Daily pages:
Did I suddenly see a missing piece? How did I miss something so basic?
Picking up a project that was abandoned demands an answer. “Why haven’t you been able to finish me?” And there is not just a single answer, which is why a wicked problem is so hard to solve.
It’s a list:
1) Time: only so much of it. Teaching takes up much of the physical time of the day. And mental time. Much of the space needed for working through the creative pieces is taken up with teaching. Creative space is a limited commodity. At least for me.
2) Priorities: Family. Time with Henry. After school time for groceries and errands, and help with homework or cello practice. Dinner, a game after dinner if time. Clean up, then bed time. By then, I have little left: energy: mental and physical. Marriage. Don couldn’t be easier to live with. Steady and grounded. A beautiful.

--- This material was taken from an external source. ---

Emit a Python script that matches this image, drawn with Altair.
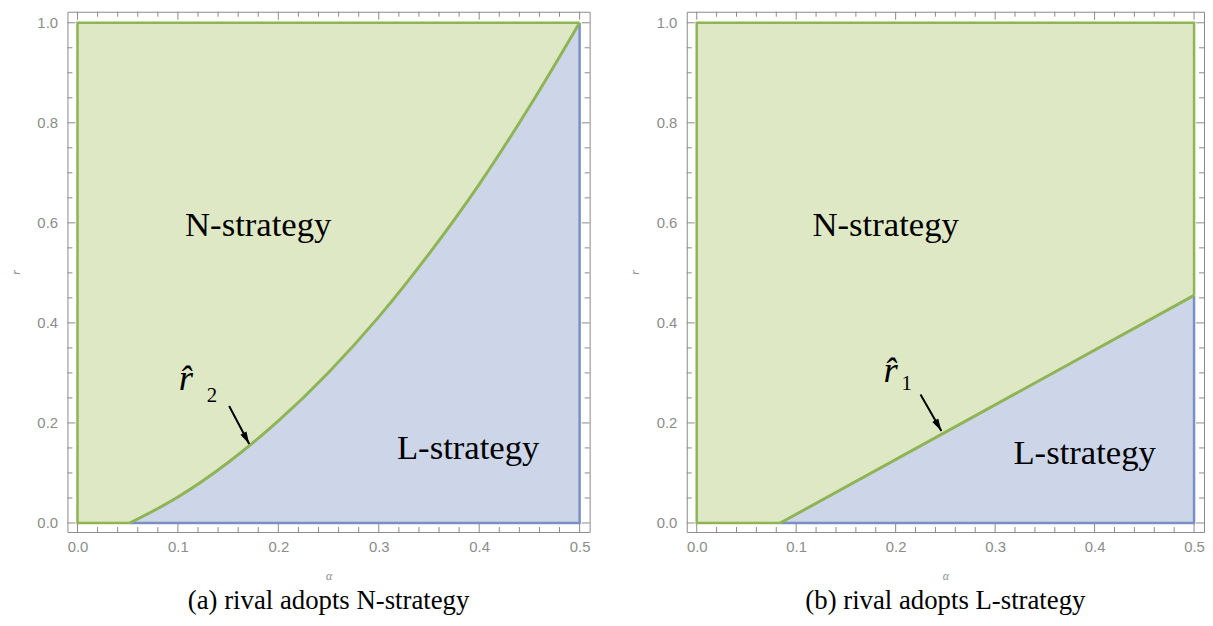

3) Training: Marathon Training itself. With all the demands on my energy and time, training is discipline with specific requirements, especially with a coach who spells out my training day by day. It’s purely physical and a matter of will. When so much of the day during the school year draws from my creative, intuitive well, training balances this out. I can carve out the time if I don’t have to think about it: an hour here for a 5,6,10 mile run when I know all these distances from my front door. A half hour before bed to follow my strength routine. I don’t care if it’s boring, or all the same. I can do it without thinking. Planning out weekends so that on Sunday mornings I can count on the few hours for my long run and recovery.
4) Fear: Why am I doing this? Who am I? What if it’s lousy? Amateurish. Inept. Lacking skill. Nagging doubts. How will I know if it’s done? Worse: it’s a fantastic project and significant. How can I live up to the potential? How can I make it count for something?

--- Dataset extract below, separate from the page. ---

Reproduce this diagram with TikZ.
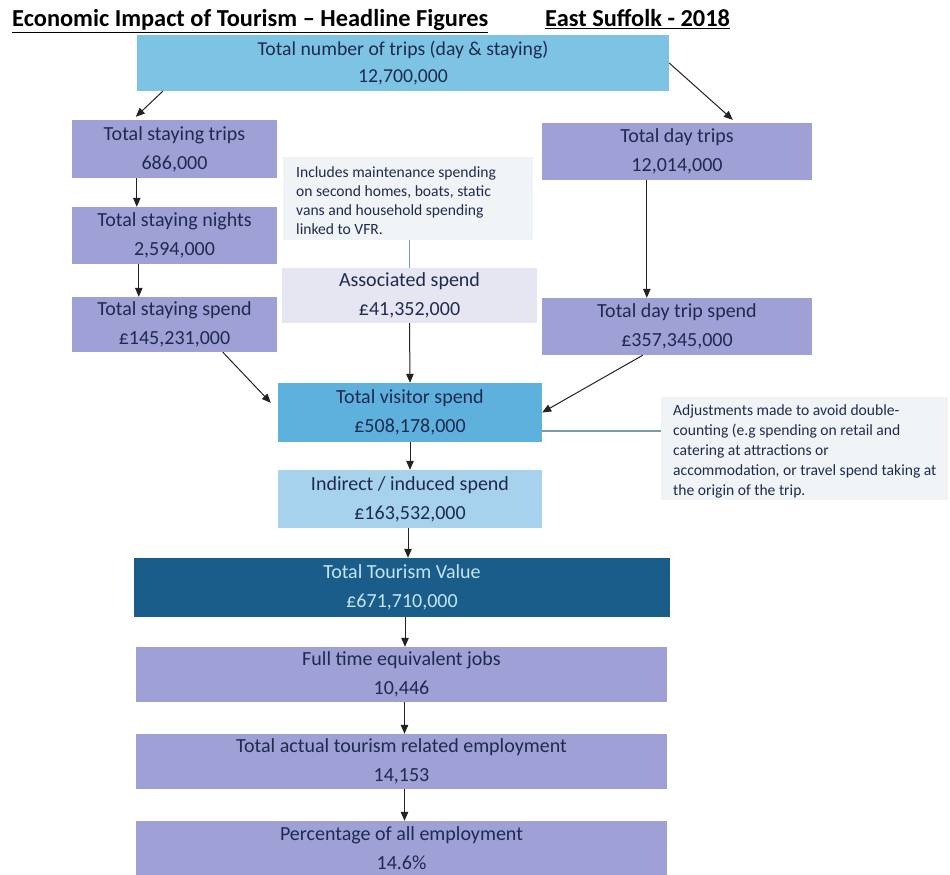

This last part was too large to tackle. Running a marathon is purely mechanical. Sometimes as the pieces fall together (weather, training, injury-free, strategy) and even when it’s much harder than I thought (as with Boston and something is missing (strategy/nutrition?) it’s still happening or not. You don’t stop for an hour at the side of the road and forget which way to go, or take a detour and stop at the library. I don’t know how I finished Boston but it couldn’t have been hard to follow the crowds
At this point it comes down to just finishing something I started. In the process I’m going to learn SO much about myself. Beside me is Anne Lamott’s Bird by Bird.
“Thirty years ago my older brother, who was ten years old at the time, was trying to get a report on birds written that he’d had three months to write. It was due the next day. We were out at our family cabin in Bolinas, and he was at the kitchen table close to tears, surrounded by binder paper and pencils and unopened books on birds, immobilized by the hugeness of the task ahead. Then my father sat down beside him, put his arm around my brother’s shoulder, and said, ‘Bird by bird, buddy. Just take it bird by bird.'”
Or as Debbie Hetherington describes her own bad day out at her first Boston Marathon, “Mile by mile.” One mile at a time.
One task at a time. Documenting the Documentary.